Au Sénégal, le FMI sonne déjà l’alerte, l’année 2023 ne sera pas l’année de la croissance à deux chiffres, de 10,1% de croissance du PIB projetée en anticipations recettes pétrolières et gazières, nous pouvons espérer environ 8% même si les cours actuels de pétrole et du gaz baissent. Le secteur agricole qui emploie 60% de la force de travail non urbain, contribue pour moins de 20% au PIB avec le secteur industriel moins de 23% connaissent des contre – performances et une baisse inquiétante de productivité. Le tertiaire avec le secteur informel hypertrophié supportent seul la croissance du PIB au Sénégal la désarticulation s’accentue donc.
Le Sénégal, pays de loin le plus stable en Afrique au Sud du Sahara ; a jusqu’ici été épargné par les violences qui secouent la région, mais les agissements des groupes terroristes dans les pays voisins et le trafic transfrontalier risquent d’alimenter un sentiment d’instabilité.
Les élections législatives du 31 juillet 2022 ont créé une situation inédite avec une assemblée nationale sans majorité absolue et une opposition qui a progressé capitalisant sur les frustrations liées au chômage des jeunes, à la baisse du pouvoir d’achat, aux réformes ajournées, la corruption et la gabegie et une croissance atone ne bénéficiant pas également à tous le senegalais.
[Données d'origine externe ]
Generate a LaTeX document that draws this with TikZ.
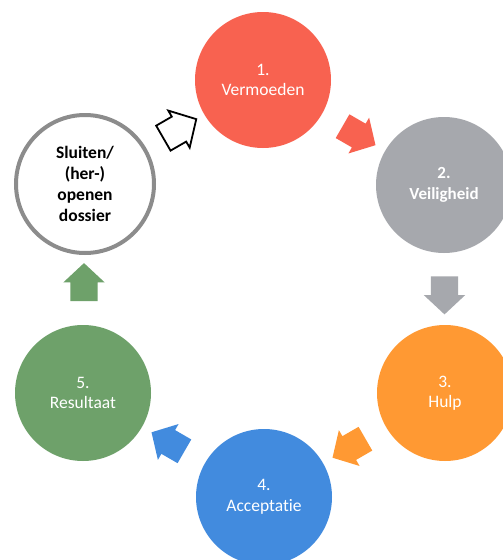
\documentclass[tikz,border=0pt]{standalone}
\usepackage{fontspec}
\setmainfont[Ligatures=NoCommon]{Carlito}
\usetikzlibrary{shapes.arrows,calc}

\definecolor{vermoeden}{RGB}{248,98,80}
\definecolor{veiligheid}{RGB}{166,168,173}
\definecolor{hulp}{RGB}{255,153,51}
\definecolor{acceptatie}{RGB}{66,139,222}
\definecolor{resultaat}{RGB}{110,161,106}
\definecolor{rand}{RGB}{140,140,140}

\begin{document}
\begin{tikzpicture}[x=1pt,y=-1pt,
		main node/.style={circle,minimum size=136pt,inner sep=0pt,align=center,
			text=white,font=\fontsize{17.5}{20.5}\selectfont},
		blok pijl/.style={single arrow,minimum height=38pt,minimum width=41pt,
			single arrow head extend=7pt,single arrow tip angle=94,
			inner xsep=0pt,inner ysep=13.5pt}]
	\useasboundingbox[fill=white] (0,0) rectangle (503,560);
	\node[main node,fill=vermoeden] (1) at (263,80) {1.\\Vermoeden};
	\node[main node,fill=veiligheid,font=\bfseries\fontsize{17}{20.5}\selectfont] (2) at (444,185) {2.\\Veiligheid};
	\node[main node,fill=hulp] (3) at (445,393) {3.\\Hulp};
	\node[main node,fill=acceptatie] (4) at (264,497) {4.\\Acceptatie};
	\node[main node,fill=resultaat] (5) at (83,393) {5.\\Resultaat};
	\node[main node,minimum size=138pt,draw=rand,line width=4pt,fill=white,text=black,
		font=\bfseries\fontsize{17.5}{21}\selectfont] (0) at (85,184) {Sluiten/\\(her-)\\openen\\dossier};
	\node[blok pijl,fill=vermoeden,rotate=-30] (p12) at ($(1)!0.5!(2)$) {};
	\node[blok pijl,fill=veiligheid,rotate=-90] (p23) at ($(2)!0.5!(3)$) {};
	\node[blok pijl,fill=hulp,rotate=210] (p34) at ($(3)!0.5!(4)$) {};
	\node[blok pijl,fill=acceptatie,rotate=150] (p45) at ($(4)!0.5!(5)$) {};
	\node[blok pijl,fill=resultaat,rotate=90] (p50) at ($(5)!0.5!(0)$) {};
	\node[blok pijl,draw=black,line width=1.8pt,fill=white,rotate=30] (p01) at ($(0)!0.5!(1)$) {};
\end{tikzpicture}
\end{document}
Une bonne partie de la richesse ne profite qu’aux entreprises étrangères qui financent et exécutent les grands chantiers d’infrastructure pour rapatrier aussitôt les bénéfices et profits à travers la convertibilité Fcfa – Euro et un secteur financier qu’elles dominent, laissant le poids de l’endettement massif étrangler les sénégalais qui ne peuvent même plus payer un loyer décent à dakar.
Aujourd’hui sans dialogue politique sincère et l’espoir d’un retour aux conclusion des assises nationales pour des pouvoirs plus équilibrés c’est la stabilité fragile du pays qui est mise à rude épreuve par une opposition politique ragaillardie par le rajeunissement de la population électorale et un jeune leader symbole d’une nouvelle classe politique décomplexée.
Cette nouvelle donne va impacter le risque politique et social inhérent sur fond de de fragilité institutionnelle dans un pays qui dépend de l’extérieur pour 95% de ses investissements directs et indirects. Que pense la COFACE ou les multiples agences de notation de la situation politique du Sénégal. La propension est presque acquise que les tensions politiques persistantes à Dakar affectent les décideurs et investisseurs malgré le renouveau économique porté par nos hydrocarbures. Le régime en place à tout intérêt à calmer le jeu politique. l’opposition surfe sur le chômage massif des jeunes et l’extrême pauvreté urbaine sur fond de croissance économique extravertie. Crise de croissance économique et plébiscite électoral ne riment jamais.